South Carolina Arts Commission

Arts Directory

Mike Kaufman

ORGANIZATION - SCAD ID - #441



Contact

mkaufman27@msn.com
609 923 0948
www.mikekaufmanmusic.com
Charleston County, SC


Discipline

  • Music


Geographical Availability

  • Low Country
  • Upstate
  • Midlands
  • PeeDee

About


Artist Bio

Music has always been in my life. My mother was a concert pianist and my father was a self-taught jazz pianist. My younger brother Steve is world-renowned as a guitarist and teacher; my youngest brother Will is one of the world’s foremost authorities on the life and work of Woody Guthrie. There was always music in our house.

I graduated with a Bachelor’s in Music Education from Montclair State University in New Jersey. I have over 40 years’ experience teaching music to students of all ages, styles and levels of expertise. I am a certified music teacher in both South Carolina and New Jersey, with a Master’s in Education Leadership from Thomas Edison State University (also in NJ).

In addition to teaching, I’ve performed in coffee houses, concerts, churches, bars, festivals, living rooms and back porches throughout the East Coast. I’ve recorded four CDs for release and sale – they’re available on iTunes, Amazon and Bandcamp.com.

Artist Statement

Music is about connection. If we are not connecting to something beyond our own thoughts then at best our work is an intellectual and physical workout.

Music, especially instrumental music, needs to be emotionally evocative. Lyrics can assist in focusing the attention of a listener, but even then music sets the emotional tone of a song. Even when a song is about a person or event, an emotional connection must be made between the performance and the listener, or else there’s no reason to sustain attention.

I retired from teaching school music in June of 2020 after a long and gratifying career. My wife Suzanne was in end-stage cancer, the pandemic was raging and I needed to devote my time to her caregiving. A big part of my own coping was in daily practice. More specifically, music as prayer/meditation. As a fingerstyle acoustic guitarist, there was something spiritually mystical in feeling the vibrations against my chest as notes I will never play again went out into the universe in the spare room.

When I teach theory I often talk about the relationship between our harmonies (musical, not sociological) and the notes in the harmonic series. When a note is played there are hundreds of other notes called partials or overtones contained in the main vibration of the fundamental note. The first five overtones are all members of the major triad built on that fundamental pitch. It’s almost as if our harmonies are designed by nature or physics. That’s not to say non-western harmonic systems are inferior, just that we are messing with something way bigger than ourselves when we play music. We are connecting to something beyond ourselves if we’re paying attention.
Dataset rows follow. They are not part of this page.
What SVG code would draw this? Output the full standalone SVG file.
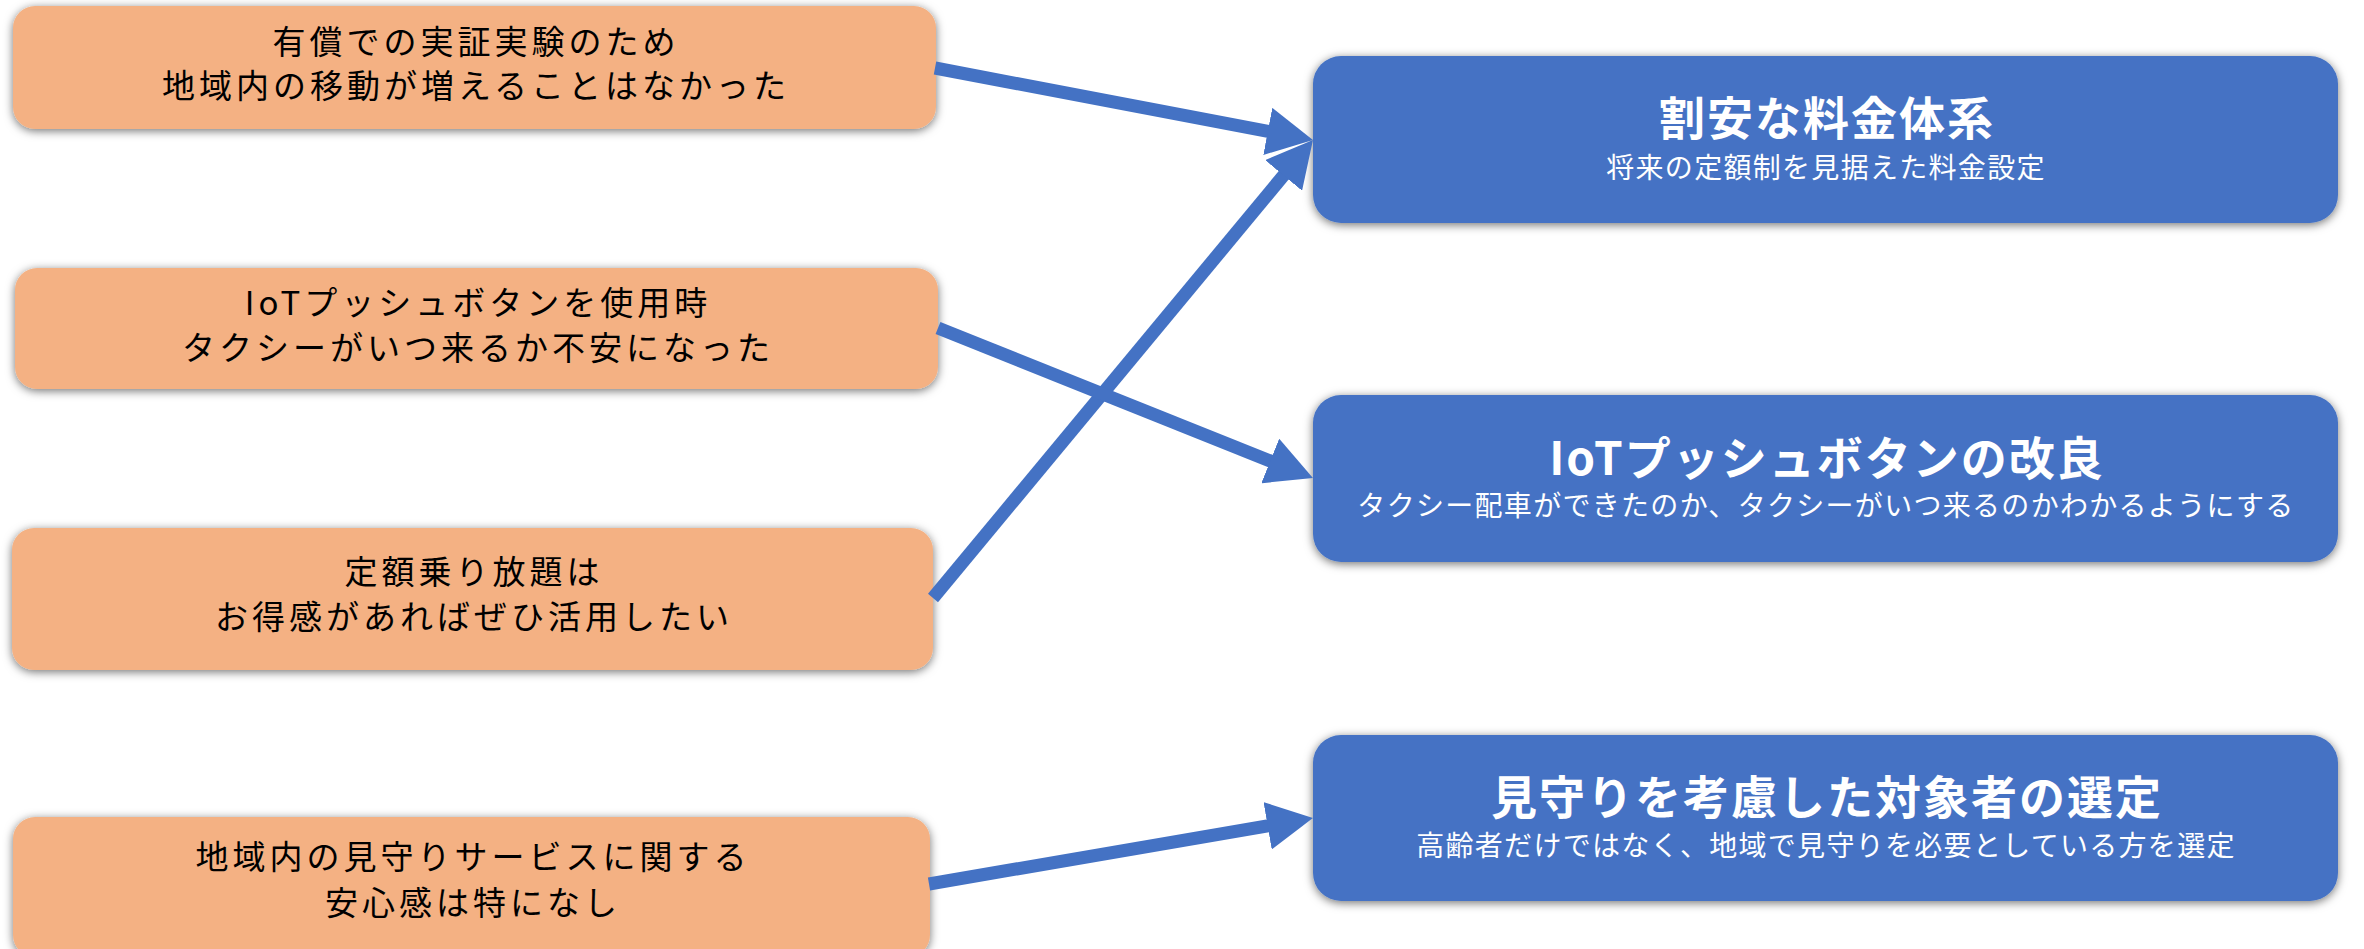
<svg xmlns="http://www.w3.org/2000/svg" width="2364" height="949" viewBox="0 0 2364 949">
<defs>
<filter id="sh" x="-5%" y="-20%" width="110%" height="140%">
<feDropShadow dx="0" dy="2" stdDeviation="5" flood-color="#000" flood-opacity="0.55"/>
</filter>
<marker id="ah" viewBox="0 0 46 48" refX="16" refY="24" markerWidth="46" markerHeight="48" markerUnits="userSpaceOnUse" orient="auto">
<path d="M0,0 L46,24 L0,48 z" fill="#4472C4"/>
</marker>
<style>
.src rect{fill:#F4B183;filter:url(#sh);}
.dst rect{fill:#4472C4;filter:url(#sh);}
.st{font-family:"Noto Sans CJK JP","Noto Sans",sans-serif;font-size:33px;letter-spacing:4px;fill:#000;text-anchor:middle;}
.tt{font-family:"Noto Sans CJK JP","Noto Sans",sans-serif;font-size:46px;letter-spacing:2px;font-weight:bold;fill:#fff;text-anchor:middle;}
.sb{font-family:"Noto Sans CJK JP","Noto Sans",sans-serif;font-size:28px;letter-spacing:1.3px;fill:#fff;text-anchor:middle;}
.conn line{stroke:#4472C4;stroke-width:13;fill:none;marker-end:url(#ah);}
</style>
</defs>
<g id="s1" class="src">
<rect x="13" y="6" width="923" height="123" rx="22"/>
<text class="st" x="476" y="54">有償での実証実験のため</text>
<text class="st" x="476" y="98">地域内の移動が増えることはなかった</text>
</g>
<g id="s2" class="src">
<rect x="15" y="268" width="923" height="121" rx="22"/>
<text class="st" x="478" y="315">IoTプッシュボタンを使用時</text>
<text class="st" x="478" y="360">タクシーがいつ来るか不安になった</text>
</g>
<g id="s3" class="src">
<rect x="12" y="528" width="921" height="142" rx="22"/>
<text class="st" x="474" y="584">定額乗り放題は</text>
<text class="st" x="474" y="629">お得感があればぜひ活用したい</text>
</g>
<g id="s4" class="src">
<rect x="13" y="817" width="917" height="140" rx="22"/>
<text class="st" x="473" y="869">地域内の見守りサービスに関する</text>
<text class="st" x="473" y="915">安心感は特になし</text>
</g>
<g id="d1" class="dst">
<rect x="1313" y="56" width="1025" height="167" rx="28"/>
<text class="tt" x="1827" y="135">割安な料金体系</text>
<text class="sb" x="1826" y="178">将来の定額制を見据えた料金設定</text>
</g>
<g id="d2" class="dst">
<rect x="1313" y="395" width="1025" height="167" rx="28"/>
<text class="tt" x="1827" y="475">IoTプッシュボタンの改良</text>
<text class="sb" x="1826" y="516">タクシー配車ができたのか、タクシーがいつ来るのかわかるようにする</text>
</g>
<g id="d3" class="dst">
<rect x="1313" y="735" width="1025" height="166" rx="28"/>
<text class="tt" x="1827" y="814">見守りを考慮した対象者の選定</text>
<text class="sb" x="1826" y="856">高齢者だけではなく、地域で見守りを必要としている方を選定</text>
</g>
<g id="connectors" class="conn">
<line x1="935" y1="68" x2="1283.5" y2="134.4"/>
<line x1="933" y1="598" x2="1293.8" y2="163.1"/>
<line x1="938" y1="328" x2="1285.1" y2="466.9"/>
<line x1="929" y1="884" x2="1283.4" y2="823.1"/>
</g>
</svg>
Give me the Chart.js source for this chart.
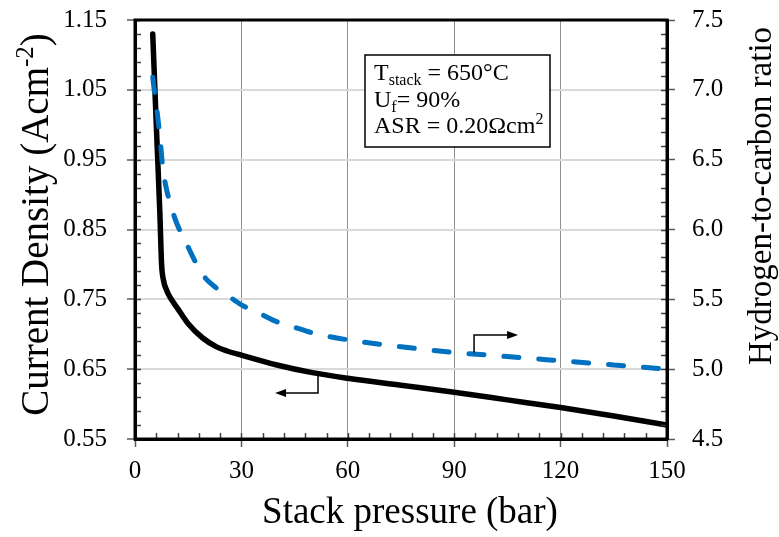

Suzanne passed away in July of 2021. My music then became therapy, a means of dealing with all of the emotions swirling around as I tried to navigate my new life. I worked in earnest writing songs, culling the best into a CD called “Old Guy New Songs.” In the fall of 2022 I mounted a small series of concerts called the Cancer Revenge Tour that raised over $10,000 for ovarian cancer research, exorcised a lot of my anger and made connections with others who’d suffered loss. Music is about connection.

My own music tends to be sparked by an event, person or emotion in my life. Lately, frankly, I’ve found questions around my own mortality popping up in my lyrics. Never in a morbid way, typically in a manner that insists we make the most of the time we have here because there are no guarantees.

Clearly these are not subjects when teaching a songwriting workshop in a school situation. There we focus on what’s meaningful to students.

As a performer, my goal is to share music with listeners, because music is about connection.